Breno Teixeira: “O êxodo tupiniquim”

A opinião de Breno Teixeira, cronista

Portugal! Terra de brandos costumes, fado, bacalhau e, mais recentemente, do eldorado para o imigrante brasileiro. Não é de hoje que o Atlântico se tornou um rio de águas turvas para uns e ponte dourada para outros, mas a onda migratória tupiniquim dos últimos anos, que merece um capítulo à parte, e talvez um bom vinho para digerir (um Alvarinho pra combinar com o ar de superioridade).

Dizem as más-línguas, e as boas também, com uma pitada de sal grosso e limão na beirada do copo, que vir para Portugal era coi- sa de quem tinha um avô português, um sonho distante ou uma fuga planeada da inflação galopante. Hoje a narrativa mudou. O brasileiro, astuto e sempre em busca de novas aventuras (ou de uma vida com menos tiros), descobriu que o “além-mar” não era tão distante assim e que a Europa, ora bolas, falava português!

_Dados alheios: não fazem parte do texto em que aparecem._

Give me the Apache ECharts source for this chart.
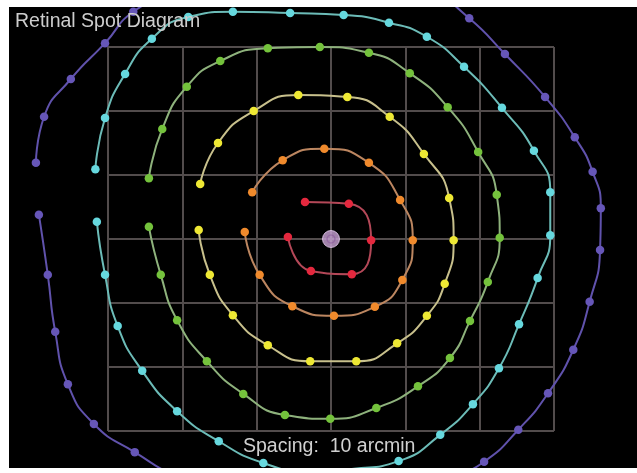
<!DOCTYPE html>
<html>
<head>
<meta charset="utf-8">
<script src="https://cdn.jsdelivr.net/npm/echarts@6/dist/echarts.min.js"></script>
<style>
  html, body { margin: 0; padding: 0; background: #ffffff; }
  #chart { position: absolute; left: 9px; top: 7px; width: 628px; height: 461px; }
</style>
</head>
<body>
<div id="chart"></div>
<script>
// Spot centroids in arcmin (x to the right, y up), one ring per field angle.
// Each ring starts just below the left end and runs round to just above it.
const ringRed = [[-5.8,0.3],[-2.7,-5.0],[2.8,-5.5],[5.4,-0.2],[2.4,5.5],[-3.5,5.8]];

const ringOrange = [[-11.6,1.1],[-9.6,-5.6],[-5.2,-10.5],[0.4,-12.0],[5.9,-10.6],[9.6,-6.4],
  [11.0,-0.2],[9.3,6.1],[5.1,11.9],[-0.9,14.1],[-6.5,12.3],[-10.6,7.3]];

const ringYellow = [[-17.8,1.4],[-16.3,-5.6],[-13.2,-11.9],[-8.5,-16.6],[-2.8,-19.1],[3.4,-19.1],
  [8.9,-16.3],[12.9,-12.0],[15.3,-7.0],[16.5,-0.2],[15.9,6.4],[12.5,13.3],
  [7.9,19.1],[2.2,22.2],[-4.4,22.5],[-10.4,20.0],[-15.2,15.0],[-17.6,8.6]];

const ringGreen = [[-24.5,1.9],[-22.9,-5.6],[-20.7,-12.7],[-16.7,-19.1],[-11.8,-24.2],[-6.2,-27.5],
  [-0.1,-28.1],[6.1,-26.4],[11.7,-23.0],[16.0,-18.6],[18.7,-12.8],[21.1,-6.7],
  [22.7,0.2],[22.3,6.9],[19.8,13.6],[15.7,20.6],[10.6,25.9],[5.1,29.1],
  [-1.5,30.0],[-8.5,29.8],[-14.9,27.8],[-19.4,23.8],[-22.7,17.2],[-24.5,9.5]];

const ringCyan = [[-31.5,2.7],[-30.4,-5.6],[-28.7,-13.6],[-25.4,-20.6],[-20.7,-26.9],[-15.1,-31.6],
  [-9.1,-35.0],[-3.1,-36.3],[3.1,-35.9],[9.1,-34.7],[14.7,-30.6],[19.1,-25.8],
  [22.6,-20.2],[25.3,-13.3],[27.8,-6.1],[29.5,0.6],[29.5,7.3],[27.3,13.8],
  [23.0,20.5],[17.9,26.9],[12.9,31.6],[7.8,33.8],[1.7,35.0],[-5.5,35.3],
  [-13.2,35.5],[-19.2,34.7],[-24.1,31.3],[-27.7,25.8],[-30.4,18.9],[-31.7,10.9]];

const ringViolet = [[-39.3,3.8],[-38.1,-5.6],[-37.1,-14.5],[-35.4,-22.7],[-31.9,-28.9],[-26.4,-33.3],
  [-20.3,-37.3],[-13.3,-40.0],[-5.5,-41.3],[2.6,-41.3],[10.0,-39.8],[16.0,-37.3],
  [20.6,-34.8],[25.2,-29.8],[29.2,-24.1],[32.6,-17.3],[34.8,-9.8],[36.2,-1.7],
  [36.3,4.8],[35.2,10.5],[32.8,15.9],[28.8,22.2],[23.4,28.9],[18.6,34.5],
  [13.3,38.9],[7.3,41.3],[-0.1,42.0],[-7.5,41.7],[-14.9,40.2],[-21.4,38.1],
  [-26.6,35.5],[-30.4,30.6],[-35.0,25.0],[-38.6,19.1],[-39.7,11.9]];

// Chief ray spot at the centre of the field
const centreSpot = [[0, 0]];

// Reference grid: 10 arcmin spacing over +/-30 arcmin
const gridMin = -30;
const gridMax = 30;
const gridStep = 10;

const titleText = 'Retinal Spot Diagram';
const spacingText = 'Spacing:  10 arcmin';

// Plot window in arcmin (the black panel)
const viewX = [-43.32, 41.17];
const viewY = [-35.78, 36.25];

const rings = [
  { name: 'r6', data: ringViolet, dot: '#6656b8', line: '#6052ac', size: 8.5 },
  { name: 'r5', data: ringCyan,   dot: '#66d8de', line: '#6cbcb8', size: 8.5 },
  { name: 'r4', data: ringGreen,  dot: '#74c23c', line: '#8eb27c', size: 8.5 },
  { name: 'r3', data: ringYellow, dot: '#eee834', line: '#c8c08c', size: 8.5 },
  { name: 'r2', data: ringOrange, dot: '#f08a2c', line: '#bc8660', size: 8.5 },
  { name: 'r1', data: ringRed,    dot: '#e4283e', line: '#b44858', size: 8.5 }
];

const chart = echarts.init(document.getElementById('chart'), null, { renderer: 'canvas' });

const series = rings.map(r => ({
  name: r.name,
  type: 'line',
  xAxisIndex: 0,
  yAxisIndex: 0,
  data: r.data,
  smooth: 0.55,
  symbol: 'circle',
  symbolSize: r.size,
  showSymbol: true,
  clip: true,
  itemStyle: { color: r.dot, borderWidth: 0 },
  lineStyle: { color: r.line, width: 2 },
  emphasis: { disabled: true },
  z: 3
}));

series.push({
  name: 'centre',
  type: 'scatter',
  xAxisIndex: 0,
  yAxisIndex: 0,
  data: centreSpot,
  symbol: 'circle',
  symbolSize: 17,
  itemStyle: { color: '#c9a3d4', borderColor: '#e6cdee', borderWidth: 1 },
  z: 4
});
series.push({
  name: 'centreCore',
  type: 'scatter',
  xAxisIndex: 0,
  yAxisIndex: 0,
  data: centreSpot,
  symbol: 'circle',
  symbolSize: 8,
  itemStyle: { color: 'rgba(0,0,0,0)', borderColor: '#8f5f9f', borderWidth: 1.2 },
  z: 5
});

const textFont = 'Liberation Sans, Arial, sans-serif';

const option = {
  backgroundColor: '#000000',
  animation: false,
  title: [
    {
      text: titleText,
      left: 6, top: 5, padding: 0,
      textStyle: { color: '#cdcdcd', fontSize: 19.5, fontWeight: 'normal', fontFamily: textFont }
    },
    {
      text: spacingText,
      left: 234, top: 430, padding: 0,
      textStyle: { color: '#d0d0d0', fontSize: 19.5, fontWeight: 'normal', fontFamily: textFont }
    }
  ],
  grid: [
    { left: 0, top: 0, right: 0, bottom: 0, containLabel: false },
    { left: 99, top: 40, width: 446, height: 384, containLabel: false }
  ],
  xAxis: [
    { type: 'value', gridIndex: 0, min: viewX[0], max: viewX[1], show: false },
    {
      type: 'value', gridIndex: 1, min: gridMin, max: gridMax, interval: gridStep,
      axisLine: { show: false }, axisTick: { show: false }, axisLabel: { show: false },
      splitLine: { show: true, showMinLine: true, showMaxLine: true, lineStyle: { color: '#524c4c', width: 2 } }
    }
  ],
  yAxis: [
    { type: 'value', gridIndex: 0, min: viewY[0], max: viewY[1], show: false },
    {
      type: 'value', gridIndex: 1, min: gridMin, max: gridMax, interval: gridStep,
      axisLine: { show: false }, axisTick: { show: false }, axisLabel: { show: false },
      splitLine: { show: true, showMinLine: true, showMaxLine: true, lineStyle: { color: '#524c4c', width: 2 } }
    }
  ],
  series: series
};

chart.setOption(option);
</script>
</body>
</html>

E assim, a pátria-mãe gentil, que já exportou boleiros e modelos, passou a exportar o cidadão comum. O padeiro, o influenciador digital que faz dancinha no TikTok com a Torre de Belém de fundo, a esteticista que promete a brow lamination perfeita, o médico que se reinventa como entregador, o engenheiro que vira barista, o açougueiro que só quer saber de “bifes da vazia”, o professor de jiu-jitsu que tenta convencer os portugueses a lutar no chão, a designer de sobrancelhas que ensina a “técnica do fio a fio”… uma verdadeira caravana de talentos (e alguns nem tanto, tipo o coach quântico) desembarcando em Lisboa, Porto e até na mais recôndita aldeia alentejana, onde o único movimento é o vento batendo na roupa no varal, ou será estendal.

A chegada é sempre um espetáculo à parte. Munido de uma mala com mais expectativas do que roupas e um sotaque que denuncia sua origem a quilómetros de distância, logo se depara com a realidade lusitana. A primeira surpresa: o pão sem o tal “miolo” que esperava. Parece um tijolo comestível. O segundo choque: o café. Uma bica minúscula que, para o paladar acostumado a baldes de café coado com açúcar até empelotar a língua, mais parece uma gota de café diluído em esperança. Mas nada que um “cafezinho” reforçado não resolva, afinal, a adaptabilidade é a marca do brasileiro, principalmente quando a opção é passar vontade.

O próximo passo é a caça ao apartamento, esse ser mitológico que, para o imigrante, se torna mais raro que unicórnio alado com chifre de ouro. Como a esperança é a última que morre, e lá vai ele, o bravo imigrante, morar em um T0 com mais três conterrâneos, todos sonhando com o dia em que terão um T1 só para si, com direito a varanda para estender cuecas.

E a língua, essa traiçoeira! Por mais que seja português, as nuances são um prato cheio para a comédia (ou o desespero de querer enfiar a cabeça no chão). “Propina” não é corrupção, é mensalidade (e ninguém quer pagar isso!). “Fixe” é legal. “Bicha” não é xingamento, e “pica” não faz parte do corpo (graças a Deus!). E que venha o “puto”, a “gaja” e o “giro” , que o brasileiro, com o seu gingado que contagiam até os mais sisudos, logo incorpora ao vocabulário, muitas vezes sem saber o real significado, gerando situações hilárias e, ocasionalmente, constrangedoras, tipo quando ele chama a vendedora de “minha flor” e ela olha torto.